Exercise instructions
Please find all lines in the data that hold the string "with" and copy them.

Supplied records
▬▬▬

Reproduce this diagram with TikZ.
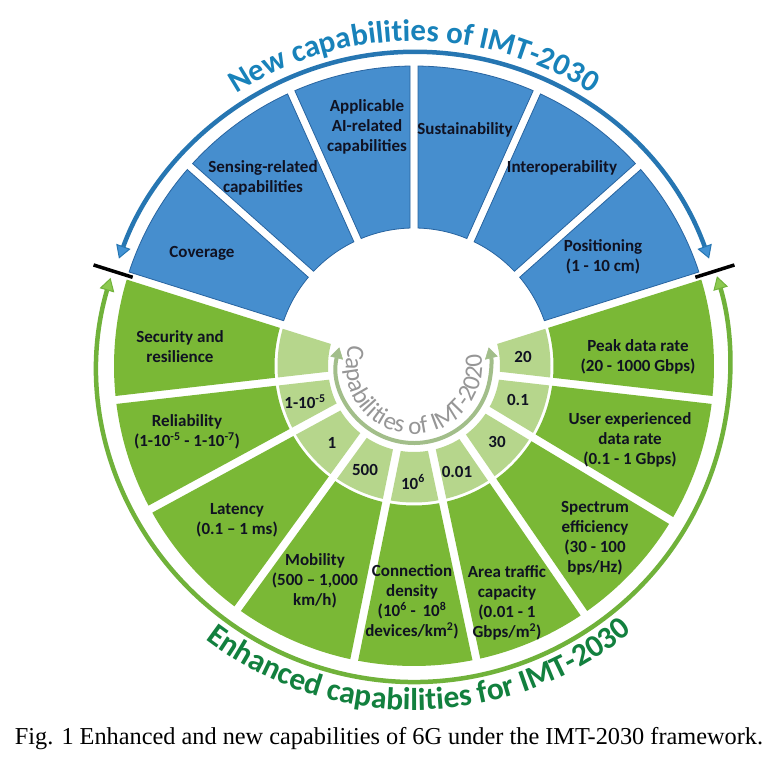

▬▬▬

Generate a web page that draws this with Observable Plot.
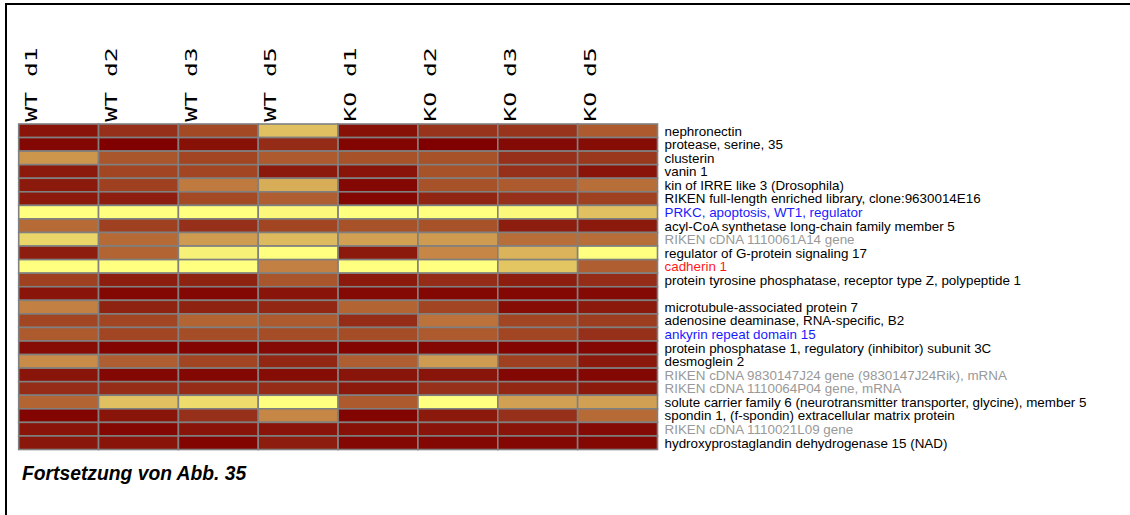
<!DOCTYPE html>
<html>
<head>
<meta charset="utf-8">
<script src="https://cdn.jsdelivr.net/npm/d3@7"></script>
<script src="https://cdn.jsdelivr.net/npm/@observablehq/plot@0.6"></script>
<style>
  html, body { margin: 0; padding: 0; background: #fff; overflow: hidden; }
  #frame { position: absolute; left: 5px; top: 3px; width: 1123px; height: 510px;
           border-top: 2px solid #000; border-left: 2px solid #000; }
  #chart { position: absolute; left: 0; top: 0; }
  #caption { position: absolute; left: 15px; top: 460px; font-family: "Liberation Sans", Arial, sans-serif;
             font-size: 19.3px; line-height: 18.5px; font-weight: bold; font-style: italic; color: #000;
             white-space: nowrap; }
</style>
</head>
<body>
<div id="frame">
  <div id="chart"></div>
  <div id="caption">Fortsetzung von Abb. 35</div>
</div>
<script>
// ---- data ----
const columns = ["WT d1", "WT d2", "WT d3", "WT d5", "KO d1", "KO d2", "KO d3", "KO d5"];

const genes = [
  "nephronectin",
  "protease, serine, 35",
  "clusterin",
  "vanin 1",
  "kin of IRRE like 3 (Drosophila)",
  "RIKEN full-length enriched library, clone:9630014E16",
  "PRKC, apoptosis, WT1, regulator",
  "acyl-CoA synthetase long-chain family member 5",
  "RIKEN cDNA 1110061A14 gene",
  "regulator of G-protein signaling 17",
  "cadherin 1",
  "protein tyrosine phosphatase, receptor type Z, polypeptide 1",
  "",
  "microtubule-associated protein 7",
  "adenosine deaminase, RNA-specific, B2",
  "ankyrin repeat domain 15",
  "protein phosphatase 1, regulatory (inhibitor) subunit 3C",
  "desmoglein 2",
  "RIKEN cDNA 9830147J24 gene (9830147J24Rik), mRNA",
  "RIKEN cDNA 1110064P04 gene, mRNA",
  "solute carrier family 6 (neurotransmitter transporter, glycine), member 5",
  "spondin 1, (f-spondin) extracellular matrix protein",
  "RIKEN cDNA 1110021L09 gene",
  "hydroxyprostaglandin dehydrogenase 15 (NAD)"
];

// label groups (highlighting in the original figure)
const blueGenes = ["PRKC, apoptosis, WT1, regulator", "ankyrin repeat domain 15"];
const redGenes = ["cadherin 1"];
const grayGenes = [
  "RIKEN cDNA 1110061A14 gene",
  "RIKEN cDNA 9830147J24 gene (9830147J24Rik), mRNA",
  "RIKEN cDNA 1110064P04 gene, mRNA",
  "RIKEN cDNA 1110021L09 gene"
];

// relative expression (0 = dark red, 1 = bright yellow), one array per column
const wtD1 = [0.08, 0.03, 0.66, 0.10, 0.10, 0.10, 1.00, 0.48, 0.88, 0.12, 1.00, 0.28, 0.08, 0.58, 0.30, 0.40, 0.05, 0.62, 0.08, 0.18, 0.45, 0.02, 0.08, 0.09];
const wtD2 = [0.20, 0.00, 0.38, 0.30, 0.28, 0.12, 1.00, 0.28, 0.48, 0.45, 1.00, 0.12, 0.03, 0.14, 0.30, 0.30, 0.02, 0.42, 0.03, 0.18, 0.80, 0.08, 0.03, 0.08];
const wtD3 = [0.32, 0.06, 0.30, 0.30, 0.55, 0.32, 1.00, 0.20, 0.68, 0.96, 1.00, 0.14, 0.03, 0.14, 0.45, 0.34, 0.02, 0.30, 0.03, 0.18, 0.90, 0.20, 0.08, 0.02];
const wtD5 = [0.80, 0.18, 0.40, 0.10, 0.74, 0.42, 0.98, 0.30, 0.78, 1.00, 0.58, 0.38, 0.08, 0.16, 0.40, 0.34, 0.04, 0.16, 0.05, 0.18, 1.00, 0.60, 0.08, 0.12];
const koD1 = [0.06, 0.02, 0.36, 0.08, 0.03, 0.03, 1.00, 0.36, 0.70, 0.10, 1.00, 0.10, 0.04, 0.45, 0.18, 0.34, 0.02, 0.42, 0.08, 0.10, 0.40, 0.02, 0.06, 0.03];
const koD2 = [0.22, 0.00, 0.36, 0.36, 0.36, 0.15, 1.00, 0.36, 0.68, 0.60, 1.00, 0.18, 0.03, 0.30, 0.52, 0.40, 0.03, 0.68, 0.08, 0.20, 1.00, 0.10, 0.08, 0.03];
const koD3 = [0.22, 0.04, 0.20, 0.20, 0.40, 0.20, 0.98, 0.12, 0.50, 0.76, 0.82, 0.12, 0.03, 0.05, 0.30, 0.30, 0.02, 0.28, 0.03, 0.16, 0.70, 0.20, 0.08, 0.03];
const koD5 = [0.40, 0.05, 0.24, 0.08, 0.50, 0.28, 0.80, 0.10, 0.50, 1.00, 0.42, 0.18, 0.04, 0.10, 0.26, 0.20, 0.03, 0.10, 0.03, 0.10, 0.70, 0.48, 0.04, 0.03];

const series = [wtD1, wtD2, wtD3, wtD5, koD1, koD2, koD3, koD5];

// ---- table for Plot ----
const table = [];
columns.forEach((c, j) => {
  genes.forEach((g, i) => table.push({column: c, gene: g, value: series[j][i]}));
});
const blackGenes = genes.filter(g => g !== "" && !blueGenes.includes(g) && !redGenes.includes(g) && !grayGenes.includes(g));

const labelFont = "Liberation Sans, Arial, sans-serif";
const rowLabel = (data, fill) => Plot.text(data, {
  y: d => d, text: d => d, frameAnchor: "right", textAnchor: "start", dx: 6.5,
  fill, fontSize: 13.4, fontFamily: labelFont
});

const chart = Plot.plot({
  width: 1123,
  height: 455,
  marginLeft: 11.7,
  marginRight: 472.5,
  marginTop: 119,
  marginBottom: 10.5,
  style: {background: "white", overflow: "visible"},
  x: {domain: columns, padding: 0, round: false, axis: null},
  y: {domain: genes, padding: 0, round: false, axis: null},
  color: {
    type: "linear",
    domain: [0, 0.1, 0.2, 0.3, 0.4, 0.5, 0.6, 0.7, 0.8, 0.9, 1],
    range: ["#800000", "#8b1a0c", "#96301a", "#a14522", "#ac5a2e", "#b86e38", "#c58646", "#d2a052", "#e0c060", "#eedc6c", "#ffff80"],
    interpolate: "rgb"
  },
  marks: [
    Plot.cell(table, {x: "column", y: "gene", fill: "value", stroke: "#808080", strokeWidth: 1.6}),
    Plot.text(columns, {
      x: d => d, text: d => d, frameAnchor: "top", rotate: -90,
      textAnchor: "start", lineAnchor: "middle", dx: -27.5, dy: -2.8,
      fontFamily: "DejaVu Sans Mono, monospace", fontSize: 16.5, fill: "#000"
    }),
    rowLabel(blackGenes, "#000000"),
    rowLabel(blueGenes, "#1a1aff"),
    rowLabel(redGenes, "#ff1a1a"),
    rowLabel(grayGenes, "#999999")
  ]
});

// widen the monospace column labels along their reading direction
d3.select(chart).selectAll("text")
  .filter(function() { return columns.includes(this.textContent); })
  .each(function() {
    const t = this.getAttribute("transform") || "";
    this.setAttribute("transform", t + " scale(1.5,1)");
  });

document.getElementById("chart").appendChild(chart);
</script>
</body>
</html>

▬▬▬

Full answer
Reproduce this diagram with TikZ.
Generate a web page that draws this with Observable Plot.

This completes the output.